With about 400 officers, getting everyone continuously trained and retrained on their Axon Tasers can be expensive and time-consuming.

Enter virtual reality.

"Virtual reality actually opened up the training to 24 hours a day, seven days a week,” Master Cpl. Eckerd said. “We can train you. There's no longer calling out, waiting up for a specific training date. We don't have to have a certified trainer because it's right here."

It is all in one bag: a headset, wrist bands and virtual weapons. Officer 1st Class Alie Davis helped demonstrate how it works.

"With the headset on, you see everything that you see on the screen, but you don't see anything else,” she said. “It's just what's going on.”

The VR program simulated a domestic violence call with a perpetrator.

"I like wanted to back away from him the whole time," Davis said.

While the scenario was in virtual reality, her reactions were real.

"I kept wanting to be like, 'All right, like back up a little bit,'” she said. “And then when he did kind of come at me, I flinched."

New Castle County and a department in Arizona are the only two police departments in the country now using virtual reality in their Taser training.

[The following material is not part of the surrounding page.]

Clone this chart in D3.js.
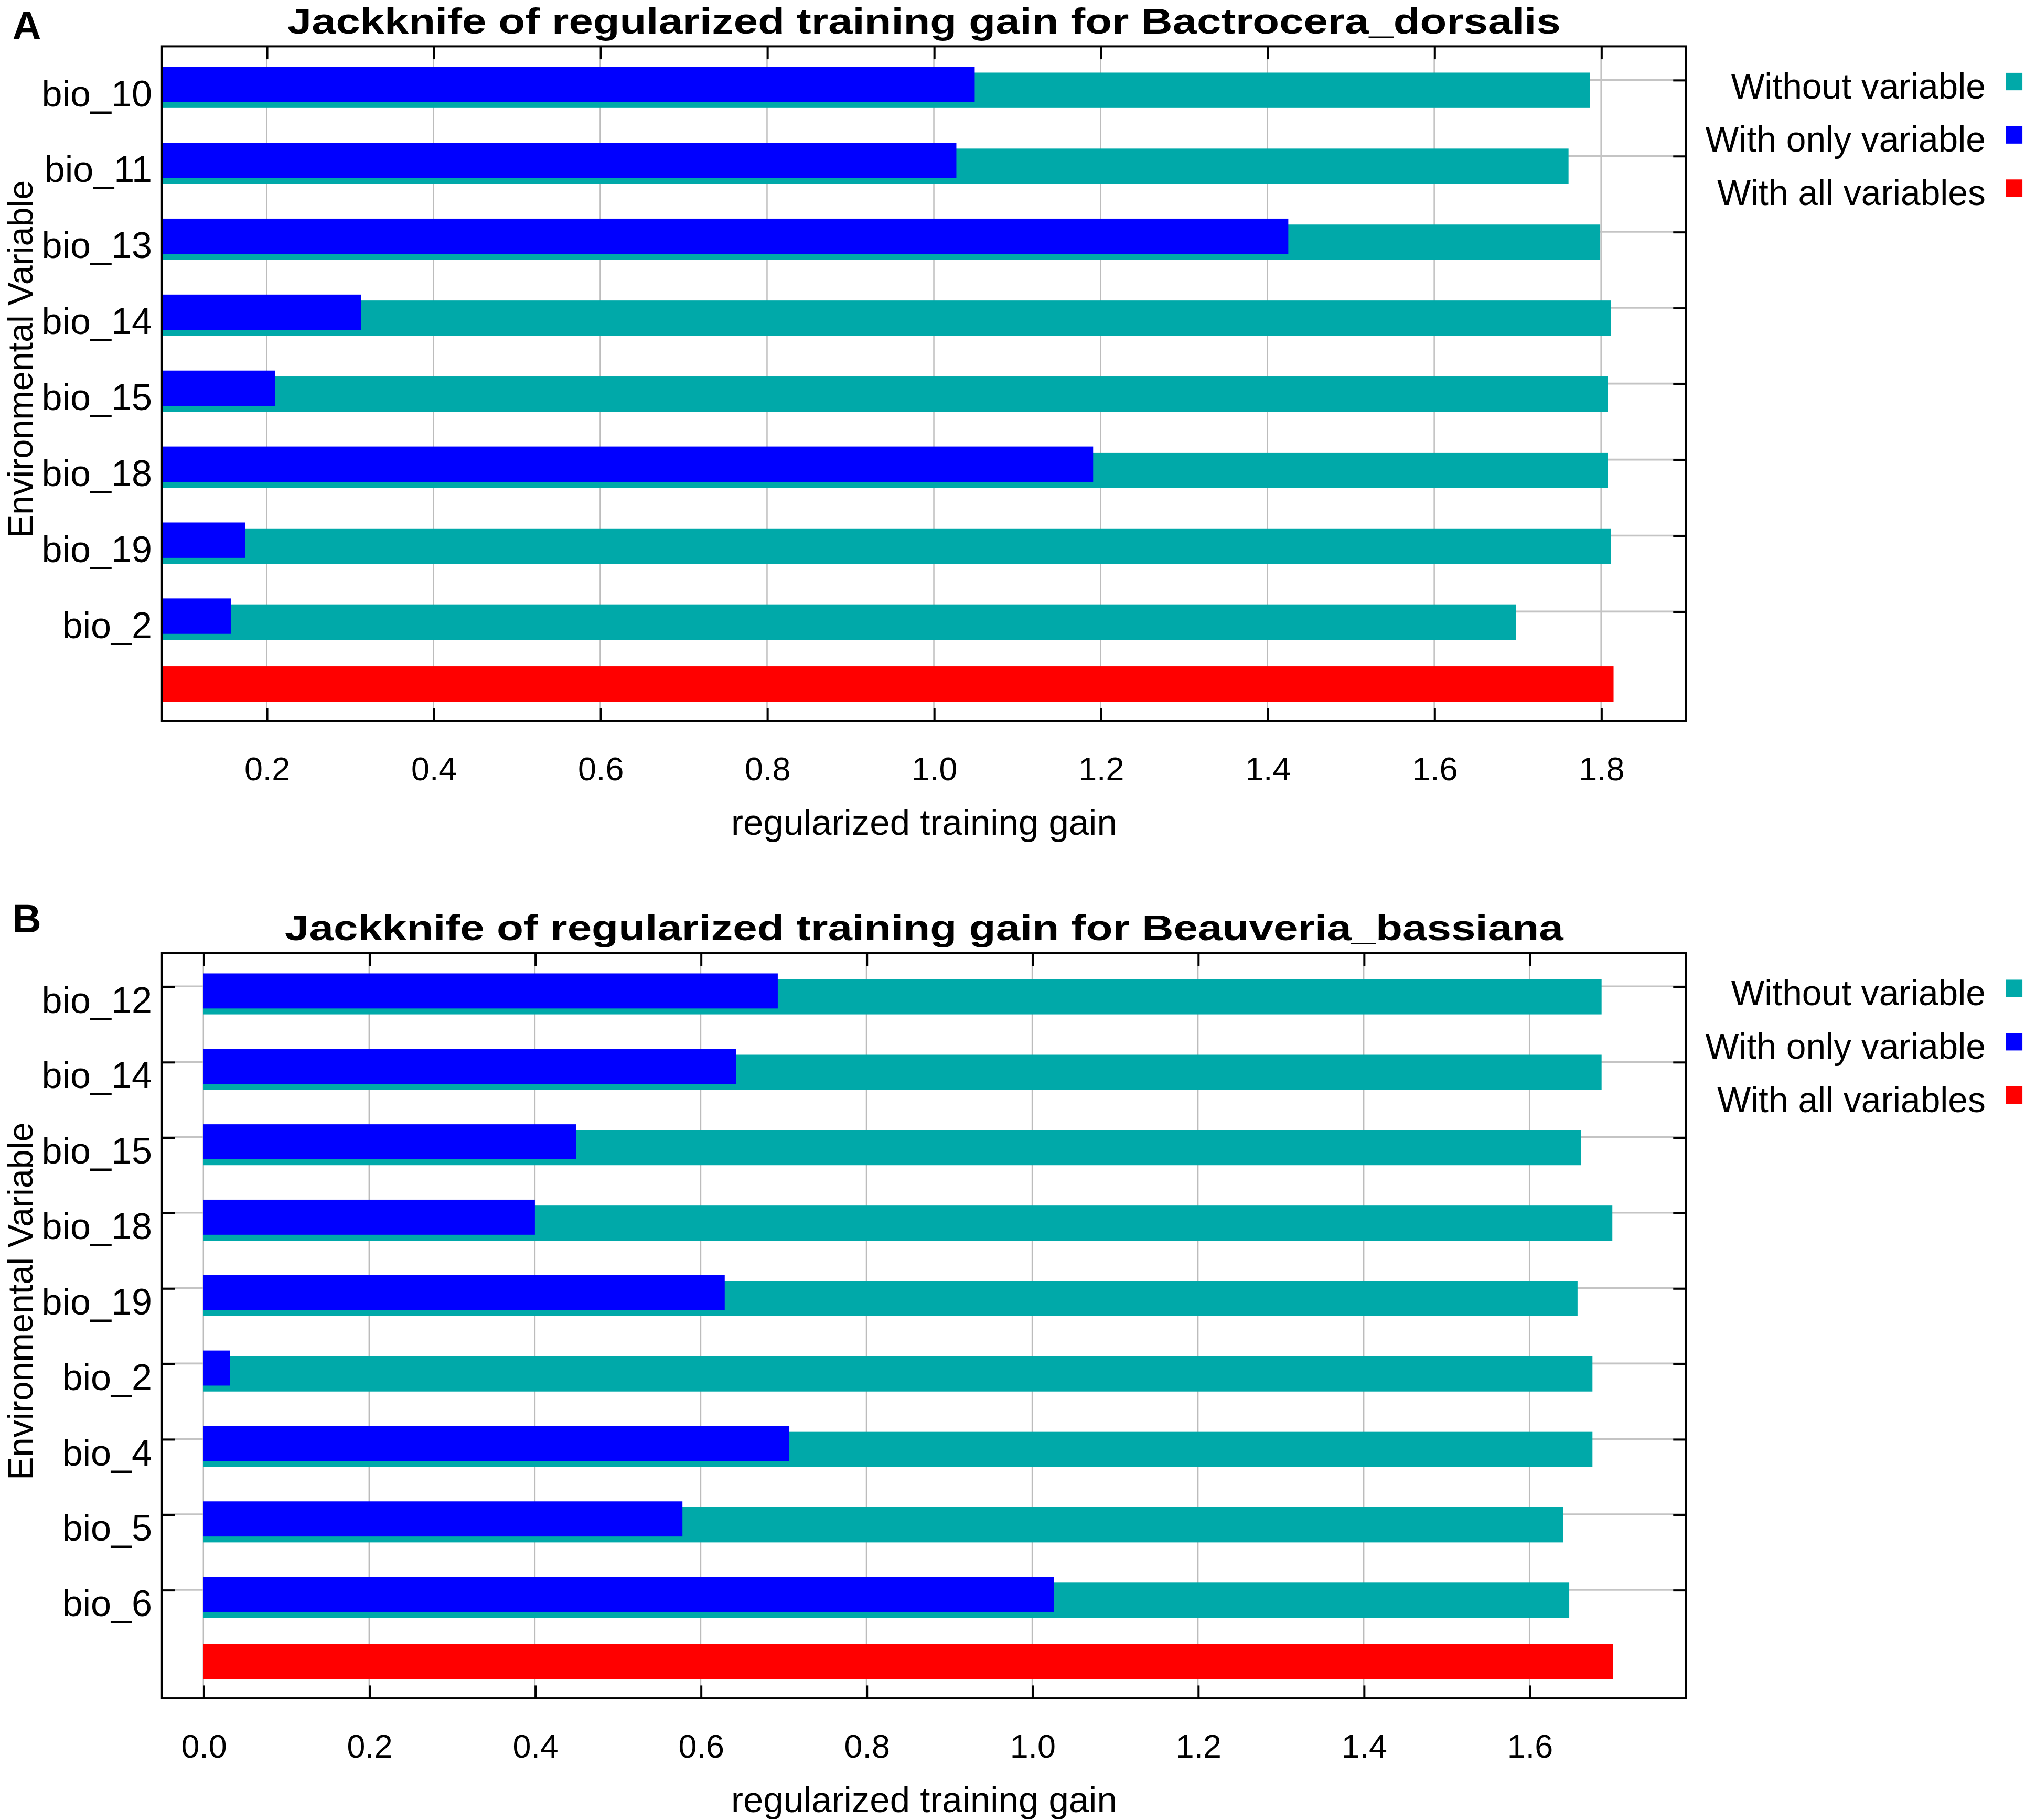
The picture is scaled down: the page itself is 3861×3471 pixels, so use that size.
<!DOCTYPE html>
<html>
<head>
<meta charset="utf-8">
<script src="https://cdn.jsdelivr.net/npm/d3@7"></script>
<style>
  body { margin: 0; background: #fff; }
  svg { display: block; }
  text { font-family: 'Liberation Sans', Arial, sans-serif; fill: #000; }
</style>
</head>
<body>
<svg id="chart"></svg>
<script>
// legend / series
const seriesNames = ['Without variable', 'With only variable', 'With all variables'],
      seriesColors = ['#00a9a9', '#0000ff', '#ff0000'];

// panel A : Bactrocera_dorsalis
const varsA = ['bio_10', 'bio_11', 'bio_13', 'bio_14', 'bio_15', 'bio_18', 'bio_19', 'bio_2'],
      withoutA = [1.787, 1.761, 1.799, 1.812, 1.808, 1.808, 1.812, 1.698],
      onlyA = [1.049, 1.027, 1.425, 0.313, 0.210, 1.191, 0.174, 0.157],
      allA = 1.815,
      domainA = [0.0745, 1.902];

// panel B : Beauveria_bassiana
const varsB = ['bio_12', 'bio_14', 'bio_15', 'bio_18', 'bio_19', 'bio_2', 'bio_4', 'bio_5', 'bio_6'],
      withoutB = [1.687, 1.687, 1.662, 1.700, 1.658, 1.676, 1.676, 1.641, 1.648],
      onlyB = [0.693, 0.643, 0.450, 0.400, 0.629, 0.032, 0.707, 0.578, 1.026],
      allB = 1.701,
      domainB = [-0.05, 1.789];

const width = 1568,
      height = 1409.6,
      left = 125.4,
      right = 1305.6;

const svg = d3.select('#chart')
    .attr('width', 3861)
    .attr('height', 3471)
    .attr('viewBox', `0 0 ${width} ${height}`);

svg.append('rect')
    .attr('width', width)
    .attr('height', height)
    .attr('fill', '#fff');

function drawPanel(p) {
  const g = svg.append('g'),
        xScale = d3.scaleLinear().domain(p.domain).range([left, right]),
        yScale = d3.scalePoint()
                   .domain([...p.vars, 'all'])
                   .range([p.top, p.bottom])
                   .padding(0.44),
        step = yScale.step(),
        barH = step * 0.465,
        ticks = xScale.ticks(10),
        x0 = xScale(Math.max(0, p.domain[0])),
        rows = p.vars.map((v, i) => ({ v: v, without: p.without[i], only: p.only[i] }));

  // grid
  g.append('g')
    .selectAll('line')
    .data(ticks)
    .join('line')
      .attr('x1', (d) => xScale(d))
      .attr('x2', (d) => xScale(d))
      .attr('y1', p.top)
      .attr('y2', p.bottom)
      .attr('stroke', '#bcbcbc')
      .attr('stroke-width', 1);

  g.append('g')
    .selectAll('line')
    .data(p.vars)
    .join('line')
      .attr('x1', left)
      .attr('x2', right)
      .attr('y1', (d) => yScale(d))
      .attr('y2', (d) => yScale(d))
      .attr('stroke', '#c4c4c4')
      .attr('stroke-width', 1.5);

  // axes (ticks point inward)
  const fixAxis = (sel) => {
    sel.select('.domain').remove();
    sel.selectAll('.tick line').attr('stroke', '#000').attr('stroke-width', 1.6);
    sel.attr('font-family', null).attr('font-size', null);
  };

  g.append('g')
    .attr('transform', `translate(0, ${p.bottom})`)
    .call(d3.axisBottom(xScale).tickValues(ticks).tickSize(-10).tickSizeOuter(0)
            .tickPadding(27.8).tickFormat(d3.format('.1f')))
    .call(fixAxis)
    .selectAll('text')
      .style('font-size', '25.5px');

  g.append('g')
    .attr('transform', `translate(0, ${p.top})`)
    .call(d3.axisTop(xScale).tickValues(ticks).tickSize(-10).tickSizeOuter(0).tickFormat(''))
    .call(fixAxis);

  g.append('g')
    .attr('transform', `translate(${left}, 0)`)
    .call(d3.axisLeft(yScale).tickValues(p.vars).tickSize(-10).tickSizeOuter(0).tickPadding(7.6))
    .call(fixAxis)
    .selectAll('text')
      .attr('dy', '0.7em')
      .style('font-size', '28.5px');

  g.append('g')
    .attr('transform', `translate(${right}, 0)`)
    .call(d3.axisRight(yScale).tickValues(p.vars).tickSize(-10).tickSizeOuter(0).tickFormat(''))
    .call(fixAxis);

  // bars
  g.append('g')
    .selectAll('rect')
    .data(rows)
    .join('rect')
      .attr('x', x0)
      .attr('y', (d) => yScale(d.v) + step * 0.138 - barH / 2)
      .attr('width', (d) => xScale(d.without) - x0)
      .attr('height', barH)
      .attr('fill', seriesColors[0]);

  g.append('g')
    .selectAll('rect')
    .data(rows)
    .join('rect')
      .attr('x', x0)
      .attr('y', (d) => yScale(d.v) + step * 0.06 - barH / 2)
      .attr('width', (d) => xScale(d.only) - x0)
      .attr('height', barH)
      .attr('fill', seriesColors[1]);

  g.append('rect')
    .attr('x', x0)
    .attr('y', yScale('all') - step * 0.045 - barH / 2)
    .attr('width', xScale(p.all) - x0)
    .attr('height', barH)
    .attr('fill', seriesColors[2]);

  // frame
  g.append('rect')
    .attr('x', left)
    .attr('y', p.top)
    .attr('width', right - left)
    .attr('height', p.bottom - p.top)
    .attr('fill', 'none')
    .attr('stroke', '#000')
    .attr('stroke-width', 1.6);

  // texts
  g.append('text')
    .text(p.title)
    .attr('x', (left + right) / 2)
    .attr('y', p.top - 10)
    .attr('textLength', p.titleWidth)
    .attr('lengthAdjust', 'spacingAndGlyphs')
    .style('font-size', '28px')
    .style('font-weight', 'bold')
    .style('text-anchor', 'middle');

  g.append('text')
    .text(p.letter)
    .attr('x', 9.5)
    .attr('y', p.letterY)
    .style('font-size', '31px')
    .style('font-weight', 'bold');

  g.append('text')
    .text('regularized training gain')
    .attr('x', (left + right) / 2)
    .attr('y', p.bottom + 88)
    .style('font-size', '28px')
    .style('text-anchor', 'middle');

  g.append('text')
    .text('Environmental Variable')
    .attr('transform', 'rotate(-90)')
    .attr('x', - ((p.top + p.bottom) / 2 - 19))
    .attr('y', 25)
    .style('font-size', '27px')
    .style('text-anchor', 'middle');

  // legend
  const legend = g.append('g')
    .selectAll('g')
    .data(seriesNames)
    .join('g')
      .attr('transform', (d, i) => `translate(0, ${p.top + i * 41.3})`);

  legend.append('text')
    .text((d) => d)
    .attr('x', 1537.5)
    .attr('y', 40.3)
    .style('font-size', '27.5px')
    .style('text-anchor', 'end');

  legend.append('rect')
    .attr('x', 1553)
    .attr('y', 20.5)
    .attr('width', 13)
    .attr('height', 13.5)
    .attr('fill', (d, i) => seriesColors[i]);
}

drawPanel({
  letter: 'A',
  letterY: 30.5,
  title: 'Jackknife of regularized training gain for Bactrocera_dorsalis',
  titleWidth: 986,
  top: 35.9,
  bottom: 558.4,
  vars: varsA,
  without: withoutA,
  only: onlyA,
  all: allA,
  domain: domainA
});

drawPanel({
  letter: 'B',
  letterY: 722,
  title: 'Jackknife of regularized training gain for Beauveria_bassiana',
  titleWidth: 990,
  top: 738.3,
  bottom: 1315.4,
  vars: varsB,
  without: withoutB,
  only: onlyB,
  all: allB,
  domain: domainB
});
</script>
</body>
</html>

In the past, there have been incidents involving officers deploying a Taser to little effect, or worse, pulling the wrong weapon, like former Officer Kim Potter did in Minnesota, leading to the killing of Daunte Wright.

“There are minimums that are set by the council on police training,” Eckerd said. "We go further and this is going to allow us to do even more training."

It’s not just Tasers, though - all kinds of simulated situations that an officer might encounter are also included in the virtual reality training.

There is a simulation involving an officer encountering someone with autism. The simulations are lifelike, allowing you to turn around within the virtual reality space.

As you make your way through the simulation, there are encounters with different actions that can be taken, such as “further investigate, gain compliance or check for sobriety.”

After the simulation unfolds further, more options appear, like "remove the distraction, clear the call, or locate the caregiver.”

Choosing to locate the caregiver turned out to be the right call and prevented the situation from escalating further.

An even more advanced version of the VR training is now in the pipeline, the goal is to get it out to more police departments around the county.

"The real excitement is what's going to be coming in the future because the interactivity of this, it's mind-boggling," Eckerd said.

It’s all part of the design, so the lessons learned in virtual reality might pay off in the real world.